Karena mutlaknya makanan yang bukan berupa sembelihan itu adalah halal dari orang kafir manapun, dengan kesepakatan ulama.
            Dan disyaratkan juga: si ahli kitab tadi ketika menyembelih, dia TIDAK MENYEBUT SELAIN ALLOH. Sampai walaupun dia menyebut Al Masih Atau ‘Uzair, sembelihannya itu tidak halal.
            Atau boleh juga jika yang menyembelih tadi adalah WANITA, berdasarkan penjelasan yang terdahulu. ... dst.”
(“Syarhul Wiqoyah”/Ali Al Qoriy/5/hal. 221).
Ini menunjukkan bahwasanya seorang pria muslim itu sembelihannya sah, sekalipun dia itu fasiq (pelaku dosa besar). Kondisinya telinganya dilubangi untuk memakai anting-anting dengan suka rela itu tidaklah menghalangi diterimanya sembelihan dia.
            Dan jika telinganya itu dilubangi tanpa suka relanya dia, atau sebelum dia tahu hukumnya, maka lebih pantas lagi untuk sembelihannya itu sah.
            Demikian pula jika dia sudah bertobat, Alloh menerima tobatnya, dan sembelihannya itu lebih pantas lagi untuk diterima, sekalipun di telinganya masih ada bekas lubang tadi.
Alloh ta’ala berfirman:
﴿قُلْ يَا عِبَادِيَ الَّذِينَ أَسْرَفُوا عَلَى أَنْفُسِهِمْ لَا تَقْنَطُوا مِنْ رَحْمَةِ الله إِنَّ الله يَغْفِرُ الذُّنُوبَ جَمِيعًا إِنَّهُ هُوَ الْغَفُورُ الرَّحِيم﴾ [الزمر: 53].

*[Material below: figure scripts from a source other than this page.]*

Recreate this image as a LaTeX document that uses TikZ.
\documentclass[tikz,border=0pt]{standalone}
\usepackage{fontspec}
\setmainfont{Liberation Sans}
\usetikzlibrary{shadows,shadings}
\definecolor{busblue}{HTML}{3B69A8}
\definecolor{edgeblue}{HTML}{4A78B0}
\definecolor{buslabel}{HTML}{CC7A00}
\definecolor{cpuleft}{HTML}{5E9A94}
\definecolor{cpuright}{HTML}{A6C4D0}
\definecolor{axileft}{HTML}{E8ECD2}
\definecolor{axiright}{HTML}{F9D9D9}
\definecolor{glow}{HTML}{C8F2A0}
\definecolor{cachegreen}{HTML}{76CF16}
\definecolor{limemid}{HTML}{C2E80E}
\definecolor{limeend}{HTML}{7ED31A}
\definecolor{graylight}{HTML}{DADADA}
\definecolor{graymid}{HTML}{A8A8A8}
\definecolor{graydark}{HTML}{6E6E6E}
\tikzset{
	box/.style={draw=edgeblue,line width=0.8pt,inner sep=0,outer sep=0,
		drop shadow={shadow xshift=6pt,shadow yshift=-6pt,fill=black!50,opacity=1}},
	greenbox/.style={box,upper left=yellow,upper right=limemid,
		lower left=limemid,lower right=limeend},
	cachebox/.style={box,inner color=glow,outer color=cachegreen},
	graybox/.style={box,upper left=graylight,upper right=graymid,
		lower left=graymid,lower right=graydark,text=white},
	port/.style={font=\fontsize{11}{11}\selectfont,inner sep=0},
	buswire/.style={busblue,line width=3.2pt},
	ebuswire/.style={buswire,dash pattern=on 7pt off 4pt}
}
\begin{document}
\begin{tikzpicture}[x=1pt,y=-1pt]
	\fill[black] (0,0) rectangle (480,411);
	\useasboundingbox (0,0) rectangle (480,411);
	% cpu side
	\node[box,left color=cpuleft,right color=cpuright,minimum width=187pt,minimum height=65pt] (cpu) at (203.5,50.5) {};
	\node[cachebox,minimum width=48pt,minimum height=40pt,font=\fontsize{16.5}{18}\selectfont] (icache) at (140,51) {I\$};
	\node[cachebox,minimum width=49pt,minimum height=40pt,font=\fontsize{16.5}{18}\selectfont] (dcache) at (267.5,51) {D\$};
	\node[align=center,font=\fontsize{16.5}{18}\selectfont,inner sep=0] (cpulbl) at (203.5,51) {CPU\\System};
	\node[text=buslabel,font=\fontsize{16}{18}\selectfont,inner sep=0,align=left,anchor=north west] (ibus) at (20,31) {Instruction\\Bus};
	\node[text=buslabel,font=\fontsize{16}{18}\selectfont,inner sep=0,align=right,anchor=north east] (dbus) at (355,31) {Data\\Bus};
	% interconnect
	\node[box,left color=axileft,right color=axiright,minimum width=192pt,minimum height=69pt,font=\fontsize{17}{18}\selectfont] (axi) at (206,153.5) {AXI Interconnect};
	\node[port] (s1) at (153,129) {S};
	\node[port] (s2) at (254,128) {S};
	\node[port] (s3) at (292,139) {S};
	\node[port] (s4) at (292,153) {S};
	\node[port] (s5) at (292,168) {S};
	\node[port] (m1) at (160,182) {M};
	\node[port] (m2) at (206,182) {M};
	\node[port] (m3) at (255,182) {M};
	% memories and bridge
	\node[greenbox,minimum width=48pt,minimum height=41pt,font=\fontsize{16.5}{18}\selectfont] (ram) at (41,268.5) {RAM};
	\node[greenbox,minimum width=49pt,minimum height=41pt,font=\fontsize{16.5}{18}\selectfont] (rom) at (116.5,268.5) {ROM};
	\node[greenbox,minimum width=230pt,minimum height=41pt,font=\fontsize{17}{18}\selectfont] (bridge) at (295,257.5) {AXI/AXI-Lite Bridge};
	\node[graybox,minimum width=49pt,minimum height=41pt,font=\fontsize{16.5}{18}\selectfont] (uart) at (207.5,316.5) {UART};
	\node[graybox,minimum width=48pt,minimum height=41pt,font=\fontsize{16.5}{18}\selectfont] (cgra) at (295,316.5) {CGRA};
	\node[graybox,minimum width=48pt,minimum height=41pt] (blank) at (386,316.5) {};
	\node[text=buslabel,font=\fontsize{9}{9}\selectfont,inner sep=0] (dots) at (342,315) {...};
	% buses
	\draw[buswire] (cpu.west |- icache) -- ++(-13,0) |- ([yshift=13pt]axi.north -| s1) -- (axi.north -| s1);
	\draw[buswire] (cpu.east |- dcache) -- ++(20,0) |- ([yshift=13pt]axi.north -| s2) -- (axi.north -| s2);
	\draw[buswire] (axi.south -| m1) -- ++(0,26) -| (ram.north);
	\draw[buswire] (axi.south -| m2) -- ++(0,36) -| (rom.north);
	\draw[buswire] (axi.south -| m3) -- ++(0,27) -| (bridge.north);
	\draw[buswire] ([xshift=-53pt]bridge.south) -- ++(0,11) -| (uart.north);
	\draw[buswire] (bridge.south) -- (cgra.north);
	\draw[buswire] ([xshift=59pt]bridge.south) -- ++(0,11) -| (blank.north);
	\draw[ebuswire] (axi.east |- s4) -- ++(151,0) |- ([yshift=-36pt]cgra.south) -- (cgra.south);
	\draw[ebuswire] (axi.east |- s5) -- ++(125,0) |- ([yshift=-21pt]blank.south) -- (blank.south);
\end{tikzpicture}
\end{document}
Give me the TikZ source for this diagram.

“Katakanlah wahai para hamba-Ku yang melampaui batas terhadap diri mereka sendiri, janganlah kalian berputus asa dari rohmat Alloh, sesungguhnya Alloh mengampuni dosa-dosa semuanya, sungguh Dia Maha Pengampun lagi Maha Penyayang.”
والله تعالى أعلم، والحمد لله رب العالمين.